When Languages Vanish: Keeping Culture Alive

by Shannon Pender
Summer 2016 Intern


Rather than take French or Spanish, I took Latin for four years in high school. I loved it, but people would always ask me why I was learning a “dead” language. You’re never going to speak Latin, they would tell me. Why learn it?

I could always name plenty of reasons. The English language relies on Latin words and conventions (which definitely came in handy on the SAT Language Arts questions!). Latin phrases are found in the medical field, on our currency and even in the Harry Potter books. Although no one formally speaks the language, Latin is far from gone.

Unfortunately, other languages are not as lucky as Latin: they’re in danger of vanishing completely.

It may seem strange to think about a language dying out, but approximately two languages disappear every month. There are about 7,000 languages spoken on Earth, and if they keep dying out at this rate, more than half of them will disappear by the end of this century.

Luckily, the National Geographic Enduring Voices Project strives to protect endangered languages from fading away.

National Geographic, in collaboration with the Living Tongues Institute for Endangered Languages, identifies language hotspots: locations with “the most unique, poorly understood or threatened indigenous languages.” They work with the people who live in these hotspots to preserve their languages and cultures.

It’s imperative to preserve languages to keep the diverse cultures of the planet alive. If languages disappear, so does an entire culture and evidence of how we as humans communicate.

The Enduring Voices Project preserves languages through its Talking Dictionaries. It doesn’t just document endangered languages; it preserves them so people around the world and far in the future can hear. The interface is simple: you choose a language, type in a word or phrase and can hear it spoken back to you in the language you chose. This project gives people the chance to “hear some of the most little-known sounds of human speech.”

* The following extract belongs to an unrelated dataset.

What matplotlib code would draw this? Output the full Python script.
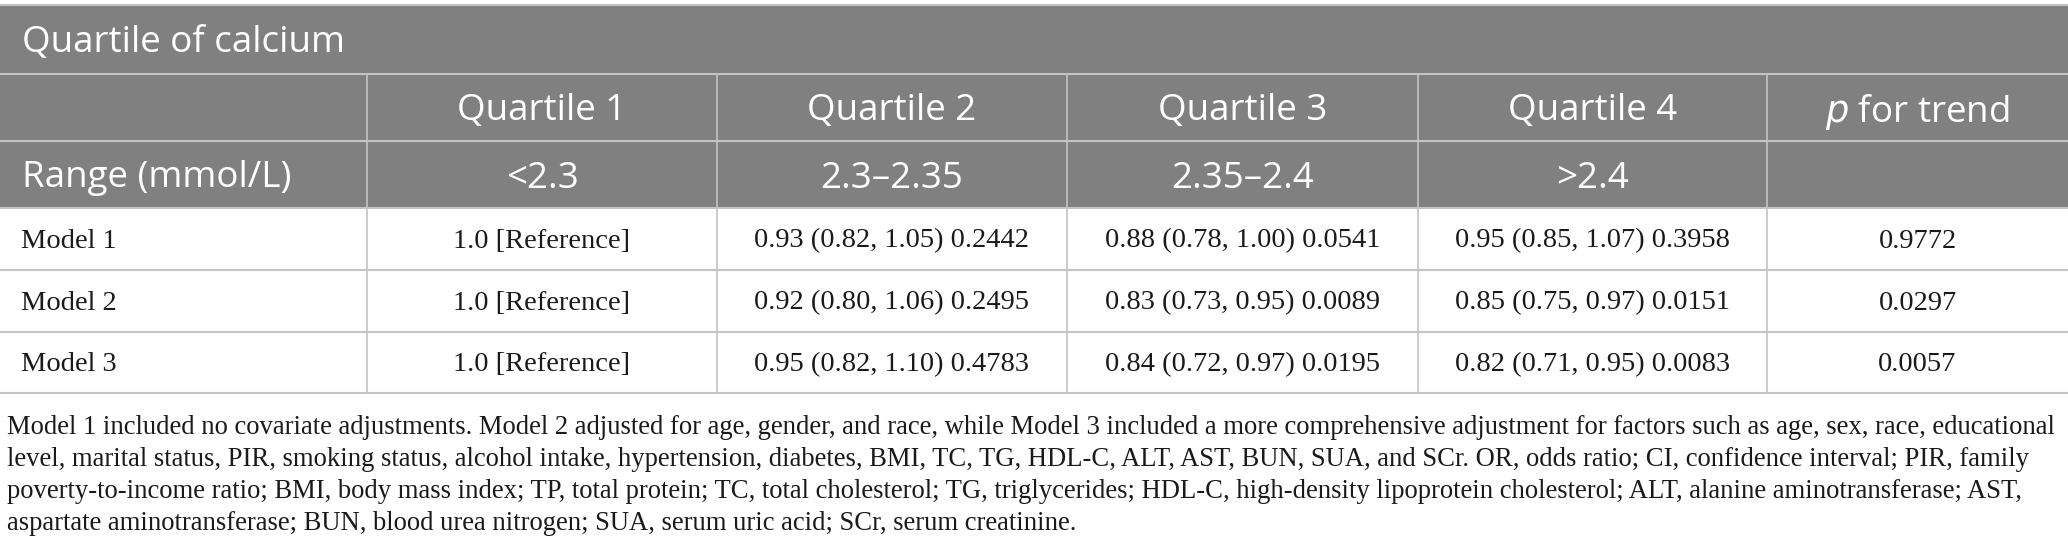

With enough dedication to preserving language and culture, more languages and cultures will survive extinction. Who knows—maybe they’ll even be as widely studied as Latin one day.

Did You Know?

Sperm whales have their own languages. They communicate in a series of clicks called codas, and different pods of whales use different dialects. Whales that “speak the same language” travel together, proving to scientists that sperm whales have their own cultures.